What the exercise asks
Copy all the data exactly, except the pictures.

Dataset content
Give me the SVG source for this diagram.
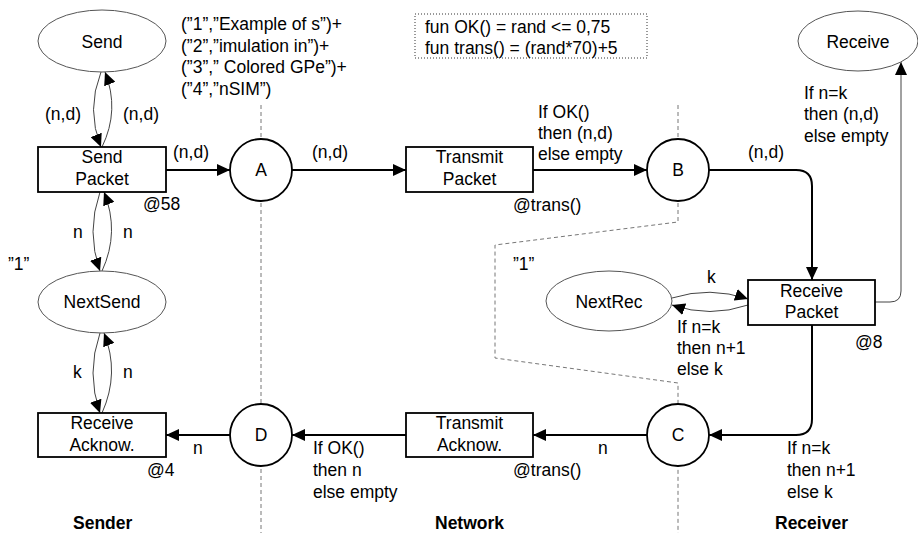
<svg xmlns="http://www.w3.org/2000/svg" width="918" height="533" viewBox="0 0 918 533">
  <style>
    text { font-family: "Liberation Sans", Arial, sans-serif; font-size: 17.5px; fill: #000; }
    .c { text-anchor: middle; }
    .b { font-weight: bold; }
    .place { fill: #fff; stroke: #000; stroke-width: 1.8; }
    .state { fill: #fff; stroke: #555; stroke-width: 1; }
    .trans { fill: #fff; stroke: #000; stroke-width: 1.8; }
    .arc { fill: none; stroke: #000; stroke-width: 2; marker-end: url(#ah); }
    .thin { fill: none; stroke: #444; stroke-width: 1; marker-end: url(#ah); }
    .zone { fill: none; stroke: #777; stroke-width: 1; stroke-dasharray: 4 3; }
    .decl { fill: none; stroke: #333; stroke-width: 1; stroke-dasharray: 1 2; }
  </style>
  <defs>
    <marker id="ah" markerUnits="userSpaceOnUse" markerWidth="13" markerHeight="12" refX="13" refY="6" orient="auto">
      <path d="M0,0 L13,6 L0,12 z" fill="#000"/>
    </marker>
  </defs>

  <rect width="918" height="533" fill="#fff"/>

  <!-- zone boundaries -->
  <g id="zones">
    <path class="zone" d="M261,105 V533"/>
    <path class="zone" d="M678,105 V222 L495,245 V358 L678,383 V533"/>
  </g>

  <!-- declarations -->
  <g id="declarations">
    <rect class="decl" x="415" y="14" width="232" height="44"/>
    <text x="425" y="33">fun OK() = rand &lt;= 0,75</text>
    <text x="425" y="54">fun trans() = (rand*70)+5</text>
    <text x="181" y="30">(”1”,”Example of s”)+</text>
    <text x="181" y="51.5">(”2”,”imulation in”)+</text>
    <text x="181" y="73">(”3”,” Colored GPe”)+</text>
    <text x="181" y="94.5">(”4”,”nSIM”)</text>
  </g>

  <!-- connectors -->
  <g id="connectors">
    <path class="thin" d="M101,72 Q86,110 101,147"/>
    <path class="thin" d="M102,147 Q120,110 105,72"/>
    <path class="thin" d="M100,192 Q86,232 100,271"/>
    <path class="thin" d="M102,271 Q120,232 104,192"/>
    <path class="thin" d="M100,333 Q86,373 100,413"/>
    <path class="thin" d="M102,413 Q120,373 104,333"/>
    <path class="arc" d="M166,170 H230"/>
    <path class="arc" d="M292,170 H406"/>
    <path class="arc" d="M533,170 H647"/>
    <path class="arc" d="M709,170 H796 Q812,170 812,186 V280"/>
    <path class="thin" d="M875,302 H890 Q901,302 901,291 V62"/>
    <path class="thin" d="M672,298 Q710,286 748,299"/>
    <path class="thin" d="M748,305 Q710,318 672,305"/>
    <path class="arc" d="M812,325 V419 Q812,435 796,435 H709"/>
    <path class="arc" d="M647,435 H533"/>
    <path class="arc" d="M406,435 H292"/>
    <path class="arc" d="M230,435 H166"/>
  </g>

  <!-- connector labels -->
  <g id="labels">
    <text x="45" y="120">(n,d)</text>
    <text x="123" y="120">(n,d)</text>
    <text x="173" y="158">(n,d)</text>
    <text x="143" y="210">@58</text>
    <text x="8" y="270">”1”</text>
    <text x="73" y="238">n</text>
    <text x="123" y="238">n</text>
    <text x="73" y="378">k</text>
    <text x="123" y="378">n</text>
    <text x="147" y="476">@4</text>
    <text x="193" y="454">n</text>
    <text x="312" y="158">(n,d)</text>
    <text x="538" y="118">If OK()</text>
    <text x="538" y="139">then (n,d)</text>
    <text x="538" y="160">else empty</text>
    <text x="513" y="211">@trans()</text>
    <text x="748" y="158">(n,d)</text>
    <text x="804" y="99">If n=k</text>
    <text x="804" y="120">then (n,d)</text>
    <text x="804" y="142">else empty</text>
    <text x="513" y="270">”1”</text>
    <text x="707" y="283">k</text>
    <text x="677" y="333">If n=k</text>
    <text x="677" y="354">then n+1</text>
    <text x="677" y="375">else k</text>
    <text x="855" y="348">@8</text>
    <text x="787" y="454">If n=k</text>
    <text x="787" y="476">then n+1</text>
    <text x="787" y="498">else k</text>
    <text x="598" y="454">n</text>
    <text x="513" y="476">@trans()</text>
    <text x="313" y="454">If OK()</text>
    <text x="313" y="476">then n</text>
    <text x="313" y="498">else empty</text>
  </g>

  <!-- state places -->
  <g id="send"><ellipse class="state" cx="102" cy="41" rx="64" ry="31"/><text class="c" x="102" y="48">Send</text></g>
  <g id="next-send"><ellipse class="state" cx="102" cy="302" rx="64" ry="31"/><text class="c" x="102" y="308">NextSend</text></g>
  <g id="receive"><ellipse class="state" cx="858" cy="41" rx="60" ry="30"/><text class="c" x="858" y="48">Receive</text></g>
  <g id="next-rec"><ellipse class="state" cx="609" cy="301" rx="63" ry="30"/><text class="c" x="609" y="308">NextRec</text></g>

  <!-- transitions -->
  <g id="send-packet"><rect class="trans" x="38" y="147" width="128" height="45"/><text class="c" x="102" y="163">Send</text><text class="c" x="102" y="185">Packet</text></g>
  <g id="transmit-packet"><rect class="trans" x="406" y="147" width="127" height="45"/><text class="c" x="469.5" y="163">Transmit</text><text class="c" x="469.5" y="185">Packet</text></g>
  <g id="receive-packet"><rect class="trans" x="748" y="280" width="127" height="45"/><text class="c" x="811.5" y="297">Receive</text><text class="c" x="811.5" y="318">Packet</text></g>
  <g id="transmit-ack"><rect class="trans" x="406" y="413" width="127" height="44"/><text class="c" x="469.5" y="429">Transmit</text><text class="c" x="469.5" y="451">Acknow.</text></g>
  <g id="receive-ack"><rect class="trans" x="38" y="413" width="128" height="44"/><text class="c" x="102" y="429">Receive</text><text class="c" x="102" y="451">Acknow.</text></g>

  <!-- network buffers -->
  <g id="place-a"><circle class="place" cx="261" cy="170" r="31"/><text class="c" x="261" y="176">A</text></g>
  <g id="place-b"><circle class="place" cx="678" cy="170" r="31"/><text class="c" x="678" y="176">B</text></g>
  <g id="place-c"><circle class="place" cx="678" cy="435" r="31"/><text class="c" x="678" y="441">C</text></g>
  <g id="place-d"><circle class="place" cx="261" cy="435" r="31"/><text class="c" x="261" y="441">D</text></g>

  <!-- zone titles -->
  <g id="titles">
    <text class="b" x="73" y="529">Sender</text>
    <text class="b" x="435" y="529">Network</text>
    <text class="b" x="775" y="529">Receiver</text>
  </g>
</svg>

Finished task
Give me the SVG source for this diagram.
<svg xmlns="http://www.w3.org/2000/svg" width="918" height="533" viewBox="0 0 918 533">
  <style>
    text { font-family: "Liberation Sans", Arial, sans-serif; font-size: 17.5px; fill: #000; }
    .c { text-anchor: middle; }
    .b { font-weight: bold; }
    .place { fill: #fff; stroke: #000; stroke-width: 1.8; }
    .state { fill: #fff; stroke: #555; stroke-width: 1; }
    .trans { fill: #fff; stroke: #000; stroke-width: 1.8; }
    .arc { fill: none; stroke: #000; stroke-width: 2; marker-end: url(#ah); }
    .thin { fill: none; stroke: #444; stroke-width: 1; marker-end: url(#ah); }
    .zone { fill: none; stroke: #777; stroke-width: 1; stroke-dasharray: 4 3; }
    .decl { fill: none; stroke: #333; stroke-width: 1; stroke-dasharray: 1 2; }
  </style>
  <defs>
    <marker id="ah" markerUnits="userSpaceOnUse" markerWidth="13" markerHeight="12" refX="13" refY="6" orient="auto">
      <path d="M0,0 L13,6 L0,12 z" fill="#000"/>
    </marker>
  </defs>

  <rect width="918" height="533" fill="#fff"/>

  <!-- zone boundaries -->
  <g id="zones">
    <path class="zone" d="M261,105 V533"/>
    <path class="zone" d="M678,105 V222 L495,245 V358 L678,383 V533"/>
  </g>

  <!-- declarations -->
  <g id="declarations">
    <rect class="decl" x="415" y="14" width="232" height="44"/>
    <text x="425" y="33">fun OK() = rand &lt;= 0,75</text>
    <text x="425" y="54">fun trans() = (rand*70)+5</text>
    <text x="181" y="30">(”1”,”Example of s”)+</text>
    <text x="181" y="51.5">(”2”,”imulation in”)+</text>
    <text x="181" y="73">(”3”,” Colored GPe”)+</text>
    <text x="181" y="94.5">(”4”,”nSIM”)</text>
  </g>

  <!-- connectors -->
  <g id="connectors">
    <path class="thin" d="M101,72 Q86,110 101,147"/>
    <path class="thin" d="M102,147 Q120,110 105,72"/>
    <path class="thin" d="M100,192 Q86,232 100,271"/>
    <path class="thin" d="M102,271 Q120,232 104,192"/>
    <path class="thin" d="M100,333 Q86,373 100,413"/>
    <path class="thin" d="M102,413 Q120,373 104,333"/>
    <path class="arc" d="M166,170 H230"/>
    <path class="arc" d="M292,170 H406"/>
    <path class="arc" d="M533,170 H647"/>
    <path class="arc" d="M709,170 H796 Q812,170 812,186 V280"/>
    <path class="thin" d="M875,302 H890 Q901,302 901,291 V62"/>
    <path class="thin" d="M672,298 Q710,286 748,299"/>
    <path class="thin" d="M748,305 Q710,318 672,305"/>
    <path class="arc" d="M812,325 V419 Q812,435 796,435 H709"/>
    <path class="arc" d="M647,435 H533"/>
    <path class="arc" d="M406,435 H292"/>
    <path class="arc" d="M230,435 H166"/>
  </g>

  <!-- connector labels -->
  <g id="labels">
    <text x="45" y="120">(n,d)</text>
    <text x="123" y="120">(n,d)</text>
    <text x="173" y="158">(n,d)</text>
    <text x="143" y="210">@58</text>
    <text x="8" y="270">”1”</text>
    <text x="73" y="238">n</text>
    <text x="123" y="238">n</text>
    <text x="73" y="378">k</text>
    <text x="123" y="378">n</text>
    <text x="147" y="476">@4</text>
    <text x="193" y="454">n</text>
    <text x="312" y="158">(n,d)</text>
    <text x="538" y="118">If OK()</text>
    <text x="538" y="139">then (n,d)</text>
    <text x="538" y="160">else empty</text>
    <text x="513" y="211">@trans()</text>
    <text x="748" y="158">(n,d)</text>
    <text x="804" y="99">If n=k</text>
    <text x="804" y="120">then (n,d)</text>
    <text x="804" y="142">else empty</text>
    <text x="513" y="270">”1”</text>
    <text x="707" y="283">k</text>
    <text x="677" y="333">If n=k</text>
    <text x="677" y="354">then n+1</text>
    <text x="677" y="375">else k</text>
    <text x="855" y="348">@8</text>
    <text x="787" y="454">If n=k</text>
    <text x="787" y="476">then n+1</text>
    <text x="787" y="498">else k</text>
    <text x="598" y="454">n</text>
    <text x="513" y="476">@trans()</text>
    <text x="313" y="454">If OK()</text>
    <text x="313" y="476">then n</text>
    <text x="313" y="498">else empty</text>
  </g>

  <!-- state places -->
  <g id="send"><ellipse class="state" cx="102" cy="41" rx="64" ry="31"/><text class="c" x="102" y="48">Send</text></g>
  <g id="next-send"><ellipse class="state" cx="102" cy="302" rx="64" ry="31"/><text class="c" x="102" y="308">NextSend</text></g>
  <g id="receive"><ellipse class="state" cx="858" cy="41" rx="60" ry="30"/><text class="c" x="858" y="48">Receive</text></g>
  <g id="next-rec"><ellipse class="state" cx="609" cy="301" rx="63" ry="30"/><text class="c" x="609" y="308">NextRec</text></g>

  <!-- transitions -->
  <g id="send-packet"><rect class="trans" x="38" y="147" width="128" height="45"/><text class="c" x="102" y="163">Send</text><text class="c" x="102" y="185">Packet</text></g>
  <g id="transmit-packet"><rect class="trans" x="406" y="147" width="127" height="45"/><text class="c" x="469.5" y="163">Transmit</text><text class="c" x="469.5" y="185">Packet</text></g>
  <g id="receive-packet"><rect class="trans" x="748" y="280" width="127" height="45"/><text class="c" x="811.5" y="297">Receive</text><text class="c" x="811.5" y="318">Packet</text></g>
  <g id="transmit-ack"><rect class="trans" x="406" y="413" width="127" height="44"/><text class="c" x="469.5" y="429">Transmit</text><text class="c" x="469.5" y="451">Acknow.</text></g>
  <g id="receive-ack"><rect class="trans" x="38" y="413" width="128" height="44"/><text class="c" x="102" y="429">Receive</text><text class="c" x="102" y="451">Acknow.</text></g>

  <!-- network buffers -->
  <g id="place-a"><circle class="place" cx="261" cy="170" r="31"/><text class="c" x="261" y="176">A</text></g>
  <g id="place-b"><circle class="place" cx="678" cy="170" r="31"/><text class="c" x="678" y="176">B</text></g>
  <g id="place-c"><circle class="place" cx="678" cy="435" r="31"/><text class="c" x="678" y="441">C</text></g>
  <g id="place-d"><circle class="place" cx="261" cy="435" r="31"/><text class="c" x="261" y="441">D</text></g>

  <!-- zone titles -->
  <g id="titles">
    <text class="b" x="73" y="529">Sender</text>
    <text class="b" x="435" y="529">Network</text>
    <text class="b" x="775" y="529">Receiver</text>
  </g>
</svg>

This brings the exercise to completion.